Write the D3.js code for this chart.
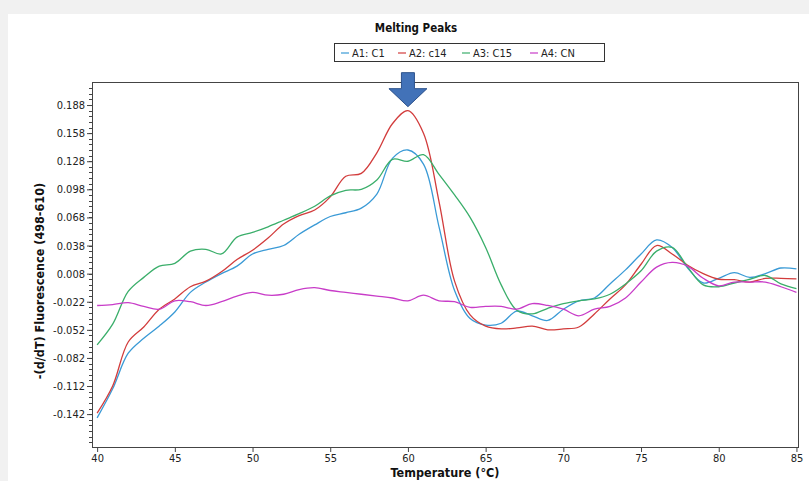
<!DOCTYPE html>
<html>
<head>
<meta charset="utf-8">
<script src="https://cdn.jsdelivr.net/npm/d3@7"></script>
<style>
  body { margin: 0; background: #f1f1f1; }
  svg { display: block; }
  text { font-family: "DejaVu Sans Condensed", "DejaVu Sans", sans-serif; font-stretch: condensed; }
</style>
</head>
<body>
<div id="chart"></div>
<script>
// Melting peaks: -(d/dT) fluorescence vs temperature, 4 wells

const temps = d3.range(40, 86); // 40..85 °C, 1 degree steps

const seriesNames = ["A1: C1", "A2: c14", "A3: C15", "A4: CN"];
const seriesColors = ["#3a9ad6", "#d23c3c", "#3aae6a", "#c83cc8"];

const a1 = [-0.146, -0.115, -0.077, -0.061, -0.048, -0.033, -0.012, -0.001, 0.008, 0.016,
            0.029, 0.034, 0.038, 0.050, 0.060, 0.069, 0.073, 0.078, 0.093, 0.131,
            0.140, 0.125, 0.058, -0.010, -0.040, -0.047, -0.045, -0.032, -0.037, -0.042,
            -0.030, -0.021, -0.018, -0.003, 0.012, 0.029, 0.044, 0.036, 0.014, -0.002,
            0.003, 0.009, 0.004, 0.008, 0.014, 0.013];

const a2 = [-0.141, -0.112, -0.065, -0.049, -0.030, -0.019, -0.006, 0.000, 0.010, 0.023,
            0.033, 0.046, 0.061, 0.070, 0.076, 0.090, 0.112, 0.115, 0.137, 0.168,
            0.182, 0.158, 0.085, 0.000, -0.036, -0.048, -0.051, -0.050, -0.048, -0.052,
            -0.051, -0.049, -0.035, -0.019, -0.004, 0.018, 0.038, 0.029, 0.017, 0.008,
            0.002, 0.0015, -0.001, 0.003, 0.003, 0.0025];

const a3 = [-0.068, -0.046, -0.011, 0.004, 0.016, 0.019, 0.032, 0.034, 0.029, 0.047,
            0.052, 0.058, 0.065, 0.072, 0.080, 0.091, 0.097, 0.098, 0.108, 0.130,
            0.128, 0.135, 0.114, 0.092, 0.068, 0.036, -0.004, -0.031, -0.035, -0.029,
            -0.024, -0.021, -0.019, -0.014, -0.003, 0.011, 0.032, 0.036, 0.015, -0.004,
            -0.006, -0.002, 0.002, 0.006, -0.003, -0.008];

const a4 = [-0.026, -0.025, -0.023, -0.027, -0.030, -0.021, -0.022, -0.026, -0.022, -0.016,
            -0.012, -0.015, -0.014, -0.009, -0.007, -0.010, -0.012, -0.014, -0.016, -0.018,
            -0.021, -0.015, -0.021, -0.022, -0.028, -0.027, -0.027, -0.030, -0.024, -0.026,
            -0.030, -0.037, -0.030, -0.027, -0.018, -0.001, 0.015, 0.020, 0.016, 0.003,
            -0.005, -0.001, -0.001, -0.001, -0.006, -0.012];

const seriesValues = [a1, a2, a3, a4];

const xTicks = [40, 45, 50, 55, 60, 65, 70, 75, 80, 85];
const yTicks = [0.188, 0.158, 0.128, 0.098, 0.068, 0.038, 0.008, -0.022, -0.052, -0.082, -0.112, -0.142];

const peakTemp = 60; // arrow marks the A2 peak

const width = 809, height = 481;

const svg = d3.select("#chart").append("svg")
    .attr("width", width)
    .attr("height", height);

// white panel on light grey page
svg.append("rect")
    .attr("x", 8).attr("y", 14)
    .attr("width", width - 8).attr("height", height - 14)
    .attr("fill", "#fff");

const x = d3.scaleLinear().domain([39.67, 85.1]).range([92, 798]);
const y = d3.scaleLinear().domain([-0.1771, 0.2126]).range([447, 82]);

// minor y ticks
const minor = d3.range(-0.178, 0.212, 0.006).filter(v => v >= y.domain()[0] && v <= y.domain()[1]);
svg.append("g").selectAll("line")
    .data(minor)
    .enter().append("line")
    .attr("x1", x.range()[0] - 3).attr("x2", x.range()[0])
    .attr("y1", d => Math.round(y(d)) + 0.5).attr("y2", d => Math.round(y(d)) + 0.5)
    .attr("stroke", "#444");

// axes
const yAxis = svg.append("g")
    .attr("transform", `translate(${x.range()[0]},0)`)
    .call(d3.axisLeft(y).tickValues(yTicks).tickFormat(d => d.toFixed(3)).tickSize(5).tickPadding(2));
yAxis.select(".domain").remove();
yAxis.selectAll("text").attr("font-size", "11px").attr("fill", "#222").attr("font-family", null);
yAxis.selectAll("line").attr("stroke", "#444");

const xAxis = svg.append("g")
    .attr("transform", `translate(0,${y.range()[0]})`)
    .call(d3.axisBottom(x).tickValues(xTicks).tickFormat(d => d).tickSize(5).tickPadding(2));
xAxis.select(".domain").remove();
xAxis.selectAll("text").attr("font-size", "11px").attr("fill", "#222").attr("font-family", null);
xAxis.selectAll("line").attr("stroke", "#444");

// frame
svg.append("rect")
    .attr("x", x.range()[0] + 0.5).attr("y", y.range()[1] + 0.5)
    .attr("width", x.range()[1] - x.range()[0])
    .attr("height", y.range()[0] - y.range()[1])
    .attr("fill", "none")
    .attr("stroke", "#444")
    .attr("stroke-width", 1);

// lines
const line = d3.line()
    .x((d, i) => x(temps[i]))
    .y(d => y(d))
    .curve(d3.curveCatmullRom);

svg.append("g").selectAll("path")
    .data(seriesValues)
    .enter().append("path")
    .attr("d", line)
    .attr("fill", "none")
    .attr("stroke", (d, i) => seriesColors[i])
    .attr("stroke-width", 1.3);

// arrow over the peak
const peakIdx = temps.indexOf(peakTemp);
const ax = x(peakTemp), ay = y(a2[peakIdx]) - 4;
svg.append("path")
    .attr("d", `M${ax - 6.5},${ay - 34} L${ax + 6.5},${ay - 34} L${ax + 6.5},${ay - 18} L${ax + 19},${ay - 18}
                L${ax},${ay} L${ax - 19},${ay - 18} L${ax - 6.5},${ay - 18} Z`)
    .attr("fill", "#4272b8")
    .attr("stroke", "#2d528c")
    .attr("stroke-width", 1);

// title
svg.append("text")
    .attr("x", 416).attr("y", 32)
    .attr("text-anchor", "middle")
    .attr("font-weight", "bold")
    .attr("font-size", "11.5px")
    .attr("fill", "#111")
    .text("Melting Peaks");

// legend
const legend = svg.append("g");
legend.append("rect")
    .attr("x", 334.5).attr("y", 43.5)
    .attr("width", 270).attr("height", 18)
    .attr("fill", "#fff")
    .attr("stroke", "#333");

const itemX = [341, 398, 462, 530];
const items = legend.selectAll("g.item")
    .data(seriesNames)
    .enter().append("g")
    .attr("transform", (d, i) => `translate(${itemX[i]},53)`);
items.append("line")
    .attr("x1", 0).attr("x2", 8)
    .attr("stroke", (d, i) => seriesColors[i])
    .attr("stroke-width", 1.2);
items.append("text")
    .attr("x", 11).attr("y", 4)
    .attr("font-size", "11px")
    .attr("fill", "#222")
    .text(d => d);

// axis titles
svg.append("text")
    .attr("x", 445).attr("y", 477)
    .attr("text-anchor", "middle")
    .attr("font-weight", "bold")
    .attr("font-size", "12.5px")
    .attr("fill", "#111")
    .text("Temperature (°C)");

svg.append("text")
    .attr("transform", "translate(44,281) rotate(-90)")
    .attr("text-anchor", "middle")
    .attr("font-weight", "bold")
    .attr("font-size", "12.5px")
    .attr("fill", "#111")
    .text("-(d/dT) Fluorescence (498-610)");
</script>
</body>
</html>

## GOAL:
Each line of the data is to be duplicated exactly; pictures stay out of the copy.

## SOLUTION TO THE EXERCISE:
Write the D3.js code for this chart.
<!DOCTYPE html>
<html>
<head>
<meta charset="utf-8">
<script src="https://cdn.jsdelivr.net/npm/d3@7"></script>
<style>
  body { margin: 0; background: #f1f1f1; }
  svg { display: block; }
  text { font-family: "DejaVu Sans Condensed", "DejaVu Sans", sans-serif; font-stretch: condensed; }
</style>
</head>
<body>
<div id="chart"></div>
<script>
// Melting peaks: -(d/dT) fluorescence vs temperature, 4 wells

const temps = d3.range(40, 86); // 40..85 °C, 1 degree steps

const seriesNames = ["A1: C1", "A2: c14", "A3: C15", "A4: CN"];
const seriesColors = ["#3a9ad6", "#d23c3c", "#3aae6a", "#c83cc8"];

const a1 = [-0.146, -0.115, -0.077, -0.061, -0.048, -0.033, -0.012, -0.001, 0.008, 0.016,
            0.029, 0.034, 0.038, 0.050, 0.060, 0.069, 0.073, 0.078, 0.093, 0.131,
            0.140, 0.125, 0.058, -0.010, -0.040, -0.047, -0.045, -0.032, -0.037, -0.042,
            -0.030, -0.021, -0.018, -0.003, 0.012, 0.029, 0.044, 0.036, 0.014, -0.002,
            0.003, 0.009, 0.004, 0.008, 0.014, 0.013];

const a2 = [-0.141, -0.112, -0.065, -0.049, -0.030, -0.019, -0.006, 0.000, 0.010, 0.023,
            0.033, 0.046, 0.061, 0.070, 0.076, 0.090, 0.112, 0.115, 0.137, 0.168,
            0.182, 0.158, 0.085, 0.000, -0.036, -0.048, -0.051, -0.050, -0.048, -0.052,
            -0.051, -0.049, -0.035, -0.019, -0.004, 0.018, 0.038, 0.029, 0.017, 0.008,
            0.002, 0.0015, -0.001, 0.003, 0.003, 0.0025];

const a3 = [-0.068, -0.046, -0.011, 0.004, 0.016, 0.019, 0.032, 0.034, 0.029, 0.047,
            0.052, 0.058, 0.065, 0.072, 0.080, 0.091, 0.097, 0.098, 0.108, 0.130,
            0.128, 0.135, 0.114, 0.092, 0.068, 0.036, -0.004, -0.031, -0.035, -0.029,
            -0.024, -0.021, -0.019, -0.014, -0.003, 0.011, 0.032, 0.036, 0.015, -0.004,
            -0.006, -0.002, 0.002, 0.006, -0.003, -0.008];

const a4 = [-0.026, -0.025, -0.023, -0.027, -0.030, -0.021, -0.022, -0.026, -0.022, -0.016,
            -0.012, -0.015, -0.014, -0.009, -0.007, -0.010, -0.012, -0.014, -0.016, -0.018,
            -0.021, -0.015, -0.021, -0.022, -0.028, -0.027, -0.027, -0.030, -0.024, -0.026,
            -0.030, -0.037, -0.030, -0.027, -0.018, -0.001, 0.015, 0.020, 0.016, 0.003,
            -0.005, -0.001, -0.001, -0.001, -0.006, -0.012];

const seriesValues = [a1, a2, a3, a4];

const xTicks = [40, 45, 50, 55, 60, 65, 70, 75, 80, 85];
const yTicks = [0.188, 0.158, 0.128, 0.098, 0.068, 0.038, 0.008, -0.022, -0.052, -0.082, -0.112, -0.142];

const peakTemp = 60; // arrow marks the A2 peak

const width = 809, height = 481;

const svg = d3.select("#chart").append("svg")
    .attr("width", width)
    .attr("height", height);

// white panel on light grey page
svg.append("rect")
    .attr("x", 8).attr("y", 14)
    .attr("width", width - 8).attr("height", height - 14)
    .attr("fill", "#fff");

const x = d3.scaleLinear().domain([39.67, 85.1]).range([92, 798]);
const y = d3.scaleLinear().domain([-0.1771, 0.2126]).range([447, 82]);

// minor y ticks
const minor = d3.range(-0.178, 0.212, 0.006).filter(v => v >= y.domain()[0] && v <= y.domain()[1]);
svg.append("g").selectAll("line")
    .data(minor)
    .enter().append("line")
    .attr("x1", x.range()[0] - 3).attr("x2", x.range()[0])
    .attr("y1", d => Math.round(y(d)) + 0.5).attr("y2", d => Math.round(y(d)) + 0.5)
    .attr("stroke", "#444");

// axes
const yAxis = svg.append("g")
    .attr("transform", `translate(${x.range()[0]},0)`)
    .call(d3.axisLeft(y).tickValues(yTicks).tickFormat(d => d.toFixed(3)).tickSize(5).tickPadding(2));
yAxis.select(".domain").remove();
yAxis.selectAll("text").attr("font-size", "11px").attr("fill", "#222").attr("font-family", null);
yAxis.selectAll("line").attr("stroke", "#444");

const xAxis = svg.append("g")
    .attr("transform", `translate(0,${y.range()[0]})`)
    .call(d3.axisBottom(x).tickValues(xTicks).tickFormat(d => d).tickSize(5).tickPadding(2));
xAxis.select(".domain").remove();
xAxis.selectAll("text").attr("font-size", "11px").attr("fill", "#222").attr("font-family", null);
xAxis.selectAll("line").attr("stroke", "#444");

// frame
svg.append("rect")
    .attr("x", x.range()[0] + 0.5).attr("y", y.range()[1] + 0.5)
    .attr("width", x.range()[1] - x.range()[0])
    .attr("height", y.range()[0] - y.range()[1])
    .attr("fill", "none")
    .attr("stroke", "#444")
    .attr("stroke-width", 1);

// lines
const line = d3.line()
    .x((d, i) => x(temps[i]))
    .y(d => y(d))
    .curve(d3.curveCatmullRom);

svg.append("g").selectAll("path")
    .data(seriesValues)
    .enter().append("path")
    .attr("d", line)
    .attr("fill", "none")
    .attr("stroke", (d, i) => seriesColors[i])
    .attr("stroke-width", 1.3);

// arrow over the peak
const peakIdx = temps.indexOf(peakTemp);
const ax = x(peakTemp), ay = y(a2[peakIdx]) - 4;
svg.append("path")
    .attr("d", `M${ax - 6.5},${ay - 34} L${ax + 6.5},${ay - 34} L${ax + 6.5},${ay - 18} L${ax + 19},${ay - 18}
                L${ax},${ay} L${ax - 19},${ay - 18} L${ax - 6.5},${ay - 18} Z`)
    .attr("fill", "#4272b8")
    .attr("stroke", "#2d528c")
    .attr("stroke-width", 1);

// title
svg.append("text")
    .attr("x", 416).attr("y", 32)
    .attr("text-anchor", "middle")
    .attr("font-weight", "bold")
    .attr("font-size", "11.5px")
    .attr("fill", "#111")
    .text("Melting Peaks");

// legend
const legend = svg.append("g");
legend.append("rect")
    .attr("x", 334.5).attr("y", 43.5)
    .attr("width", 270).attr("height", 18)
    .attr("fill", "#fff")
    .attr("stroke", "#333");

const itemX = [341, 398, 462, 530];
const items = legend.selectAll("g.item")
    .data(seriesNames)
    .enter().append("g")
    .attr("transform", (d, i) => `translate(${itemX[i]},53)`);
items.append("line")
    .attr("x1", 0).attr("x2", 8)
    .attr("stroke", (d, i) => seriesColors[i])
    .attr("stroke-width", 1.2);
items.append("text")
    .attr("x", 11).attr("y", 4)
    .attr("font-size", "11px")
    .attr("fill", "#222")
    .text(d => d);

// axis titles
svg.append("text")
    .attr("x", 445).attr("y", 477)
    .attr("text-anchor", "middle")
    .attr("font-weight", "bold")
    .attr("font-size", "12.5px")
    .attr("fill", "#111")
    .text("Temperature (°C)");

svg.append("text")
    .attr("transform", "translate(44,281) rotate(-90)")
    .attr("text-anchor", "middle")
    .attr("font-weight", "bold")
    .attr("font-size", "12.5px")
    .attr("fill", "#111")
    .text("-(d/dT) Fluorescence (498-610)");
</script>
</body>
</html>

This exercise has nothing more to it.